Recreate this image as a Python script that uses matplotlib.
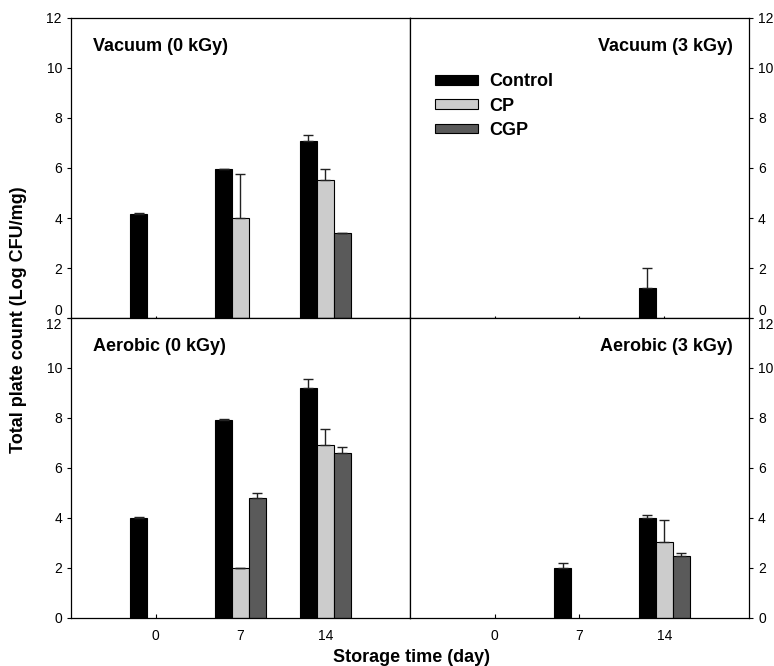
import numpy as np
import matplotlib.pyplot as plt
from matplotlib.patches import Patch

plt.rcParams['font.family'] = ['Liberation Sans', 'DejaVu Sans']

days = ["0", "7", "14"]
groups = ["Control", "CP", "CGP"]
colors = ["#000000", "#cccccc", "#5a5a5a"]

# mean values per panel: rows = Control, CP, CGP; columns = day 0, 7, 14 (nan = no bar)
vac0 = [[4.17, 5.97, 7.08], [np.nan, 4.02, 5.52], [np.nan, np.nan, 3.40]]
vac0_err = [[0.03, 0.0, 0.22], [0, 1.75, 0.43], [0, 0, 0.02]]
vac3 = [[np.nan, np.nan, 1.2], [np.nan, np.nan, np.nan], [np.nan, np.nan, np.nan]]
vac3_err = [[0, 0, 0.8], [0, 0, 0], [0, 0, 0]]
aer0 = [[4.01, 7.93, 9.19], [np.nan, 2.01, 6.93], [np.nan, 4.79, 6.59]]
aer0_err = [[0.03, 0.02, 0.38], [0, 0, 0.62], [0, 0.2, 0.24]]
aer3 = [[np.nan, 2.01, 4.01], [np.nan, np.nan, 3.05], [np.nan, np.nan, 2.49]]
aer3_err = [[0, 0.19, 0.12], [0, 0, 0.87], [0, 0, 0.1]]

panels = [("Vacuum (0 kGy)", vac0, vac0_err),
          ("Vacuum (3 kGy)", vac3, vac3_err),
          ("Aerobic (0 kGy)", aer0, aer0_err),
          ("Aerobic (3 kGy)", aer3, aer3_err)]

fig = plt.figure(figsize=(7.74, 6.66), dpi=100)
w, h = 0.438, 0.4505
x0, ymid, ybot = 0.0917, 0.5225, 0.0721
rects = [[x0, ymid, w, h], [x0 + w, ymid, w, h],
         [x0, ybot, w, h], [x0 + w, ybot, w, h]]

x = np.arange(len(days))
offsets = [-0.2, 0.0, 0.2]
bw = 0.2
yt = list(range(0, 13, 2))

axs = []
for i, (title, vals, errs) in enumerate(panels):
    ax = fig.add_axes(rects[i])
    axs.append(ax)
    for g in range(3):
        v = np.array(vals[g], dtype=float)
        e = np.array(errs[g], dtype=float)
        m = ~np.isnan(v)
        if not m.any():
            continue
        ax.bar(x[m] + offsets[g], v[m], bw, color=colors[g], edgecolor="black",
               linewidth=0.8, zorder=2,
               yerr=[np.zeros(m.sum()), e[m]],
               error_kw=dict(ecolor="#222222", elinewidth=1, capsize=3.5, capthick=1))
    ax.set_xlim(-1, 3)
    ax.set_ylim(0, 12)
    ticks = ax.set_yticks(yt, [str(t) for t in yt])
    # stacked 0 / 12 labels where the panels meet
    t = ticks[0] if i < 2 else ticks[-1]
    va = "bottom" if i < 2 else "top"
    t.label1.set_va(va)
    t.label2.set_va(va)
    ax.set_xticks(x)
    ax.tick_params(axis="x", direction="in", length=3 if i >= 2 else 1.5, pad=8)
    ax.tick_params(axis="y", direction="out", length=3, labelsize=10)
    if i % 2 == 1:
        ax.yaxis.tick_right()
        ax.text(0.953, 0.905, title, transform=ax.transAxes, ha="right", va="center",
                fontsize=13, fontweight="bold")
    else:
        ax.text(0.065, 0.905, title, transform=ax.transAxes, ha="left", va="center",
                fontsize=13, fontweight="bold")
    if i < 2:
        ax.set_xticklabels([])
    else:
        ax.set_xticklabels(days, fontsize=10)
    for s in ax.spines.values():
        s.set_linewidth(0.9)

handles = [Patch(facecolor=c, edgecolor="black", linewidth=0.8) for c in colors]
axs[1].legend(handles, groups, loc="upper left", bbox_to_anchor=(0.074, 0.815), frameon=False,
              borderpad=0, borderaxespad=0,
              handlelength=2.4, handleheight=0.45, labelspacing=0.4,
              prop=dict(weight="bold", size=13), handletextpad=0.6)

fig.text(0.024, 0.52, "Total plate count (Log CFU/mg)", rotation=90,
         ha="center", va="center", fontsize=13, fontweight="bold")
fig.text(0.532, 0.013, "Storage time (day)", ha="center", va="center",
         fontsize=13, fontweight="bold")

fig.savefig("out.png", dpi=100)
========================================================================
→ **Given problem**: Go through the listing above and write it out again exactly, dropping the pictures.

→ **Result of the task**:
Recreate this image as a Python script that uses matplotlib.
import numpy as np
import matplotlib.pyplot as plt
from matplotlib.patches import Patch

plt.rcParams['font.family'] = ['Liberation Sans', 'DejaVu Sans']

days = ["0", "7", "14"]
groups = ["Control", "CP", "CGP"]
colors = ["#000000", "#cccccc", "#5a5a5a"]

# mean values per panel: rows = Control, CP, CGP; columns = day 0, 7, 14 (nan = no bar)
vac0 = [[4.17, 5.97, 7.08], [np.nan, 4.02, 5.52], [np.nan, np.nan, 3.40]]
vac0_err = [[0.03, 0.0, 0.22], [0, 1.75, 0.43], [0, 0, 0.02]]
vac3 = [[np.nan, np.nan, 1.2], [np.nan, np.nan, np.nan], [np.nan, np.nan, np.nan]]
vac3_err = [[0, 0, 0.8], [0, 0, 0], [0, 0, 0]]
aer0 = [[4.01, 7.93, 9.19], [np.nan, 2.01, 6.93], [np.nan, 4.79, 6.59]]
aer0_err = [[0.03, 0.02, 0.38], [0, 0, 0.62], [0, 0.2, 0.24]]
aer3 = [[np.nan, 2.01, 4.01], [np.nan, np.nan, 3.05], [np.nan, np.nan, 2.49]]
aer3_err = [[0, 0.19, 0.12], [0, 0, 0.87], [0, 0, 0.1]]

panels = [("Vacuum (0 kGy)", vac0, vac0_err),
          ("Vacuum (3 kGy)", vac3, vac3_err),
          ("Aerobic (0 kGy)", aer0, aer0_err),
          ("Aerobic (3 kGy)", aer3, aer3_err)]

fig = plt.figure(figsize=(7.74, 6.66), dpi=100)
w, h = 0.438, 0.4505
x0, ymid, ybot = 0.0917, 0.5225, 0.0721
rects = [[x0, ymid, w, h], [x0 + w, ymid, w, h],
         [x0, ybot, w, h], [x0 + w, ybot, w, h]]

x = np.arange(len(days))
offsets = [-0.2, 0.0, 0.2]
bw = 0.2
yt = list(range(0, 13, 2))

axs = []
for i, (title, vals, errs) in enumerate(panels):
    ax = fig.add_axes(rects[i])
    axs.append(ax)
    for g in range(3):
        v = np.array(vals[g], dtype=float)
        e = np.array(errs[g], dtype=float)
        m = ~np.isnan(v)
        if not m.any():
            continue
        ax.bar(x[m] + offsets[g], v[m], bw, color=colors[g], edgecolor="black",
               linewidth=0.8, zorder=2,
               yerr=[np.zeros(m.sum()), e[m]],
               error_kw=dict(ecolor="#222222", elinewidth=1, capsize=3.5, capthick=1))
    ax.set_xlim(-1, 3)
    ax.set_ylim(0, 12)
    ticks = ax.set_yticks(yt, [str(t) for t in yt])
    # stacked 0 / 12 labels where the panels meet
    t = ticks[0] if i < 2 else ticks[-1]
    va = "bottom" if i < 2 else "top"
    t.label1.set_va(va)
    t.label2.set_va(va)
    ax.set_xticks(x)
    ax.tick_params(axis="x", direction="in", length=3 if i >= 2 else 1.5, pad=8)
    ax.tick_params(axis="y", direction="out", length=3, labelsize=10)
    if i % 2 == 1:
        ax.yaxis.tick_right()
        ax.text(0.953, 0.905, title, transform=ax.transAxes, ha="right", va="center",
                fontsize=13, fontweight="bold")
    else:
        ax.text(0.065, 0.905, title, transform=ax.transAxes, ha="left", va="center",
                fontsize=13, fontweight="bold")
    if i < 2:
        ax.set_xticklabels([])
    else:
        ax.set_xticklabels(days, fontsize=10)
    for s in ax.spines.values():
        s.set_linewidth(0.9)

handles = [Patch(facecolor=c, edgecolor="black", linewidth=0.8) for c in colors]
axs[1].legend(handles, groups, loc="upper left", bbox_to_anchor=(0.074, 0.815), frameon=False,
              borderpad=0, borderaxespad=0,
              handlelength=2.4, handleheight=0.45, labelspacing=0.4,
              prop=dict(weight="bold", size=13), handletextpad=0.6)

fig.text(0.024, 0.52, "Total plate count (Log CFU/mg)", rotation=90,
         ha="center", va="center", fontsize=13, fontweight="bold")
fig.text(0.532, 0.013, "Storage time (day)", ha="center", va="center",
         fontsize=13, fontweight="bold")

fig.savefig("out.png", dpi=100)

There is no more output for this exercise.